A tape recorder for each
student.
Procedure:
- Explain to your students that
they are going to write an oral history.
- Explain to your students that
an oral history is where you interview someone and then write down
word for word what that person says.
- Tell your students that they
are going to interview someone about what they remember about the
internment of Japanese Americans.
- Explain to your students that
this person should be in their seventies. The person that they
interview needs to have been alive when the internment of Japanese
Americans took place.
- Give each of your students a
tape recorder and tell them to tape the interview. Once they are
finished with the interview they need to write a report based on
what the interviewee said. Remind your students to use several
direct quotes in their report.
- Demonstrate how this would be
done for your students. Select a student and ask this student what
they enjoy doing the most in their spare time. Have this student
describe how they do this activity
- Record the response of this
student on a tape recorder. Play the response back to the students
and write down word for word on the chalk board what this student
said
- Brainstorm with you class a
list of questions that they can use in their interviews. Write
these questions on the board.
- These questions should include
the following, What do you remember about the internment of
Japanese Americans? Did you know any Japanese Americans who were
forced into an internment camp? What do you remember hearing about
it in the newspapers and on television? Did you have any specific
feeling relating to this internment? How do you feel about it now
that you can look back on the whole thing?
- Help your students find
someone they can interview if they are not able to find a person
on their own. You should also give them the phone numbers and
address of your local retirement home.
- Each of the students should
decide whom they are going to interview by the following week.

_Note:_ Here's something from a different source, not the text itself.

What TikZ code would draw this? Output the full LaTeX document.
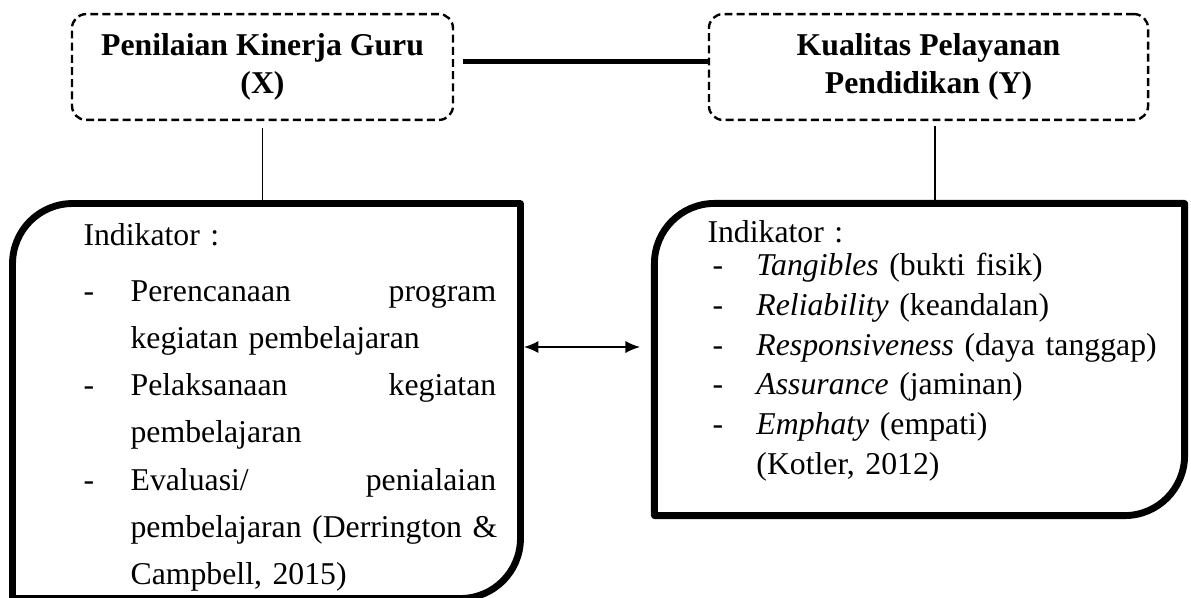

They should each turn in a card with the name of the person they
are going to interview and what their phone number is. If they
haven't found someone by the next day you need to step in and make
sure that each person has someone to interview.
Evaluation:
- Evaluate the students based on
the report that they hand in. you will be able to tell if the
objectives of this lesson have been met based on what your
students hand in.
Title of
Lesson: Book on Internment
of Japanese Americans
Objective:
- Students will write and
illustrate a book that describes what it would be like if they
were a
Japanese American forced into an internment camp.
Materials
Needed:
Paper
Pencils
Markers
Crayons
Lined paper
Glue
Staple
5 Staplers
Procedure:
- Tell your students that you
want each of them to close their eyes. Once they have closed their
eyes walk them through stages of relaxation by doing an elevator
analogy.
- Have your students pretend
they are in an elevator. Have your students pretend to go all the
way up to the sixth floor. At each different floor tell the
students that their minds are becoming clearer and clearer and
that they are much more relaxed.
- Tell the students that they
are going to imagine what it would be like tobe a Japanese
American in the year 1942.
- Tell the students that the
year is 1942 and that they are a Japanese American living with
their family in the United States of America.
- Explain to your students that
their father has been taken away to a work camp and that tomorrow
they must leave their home, friends and most of their possessions
to go to an internment camp.
- Have them picture what it
would be like to pack up all their stuff and leave to an
internment camp where they are forced to live in a horse
trailer.
- Have them imagine what it is
like living in this horse trailer and have them imagine what
problems might be associated with it.
- Now direct your class to write
and illustrate books or stories on what they have imagined. Tell
them that they should write these books as if this was really
happening to them.
- Tell your students to keep in
mind that these books are going to be published and used in the
classroom.
Evaluation:
- Look at your students books
and determine whether or not each student is able to write the
story from a Japanese American's point of view.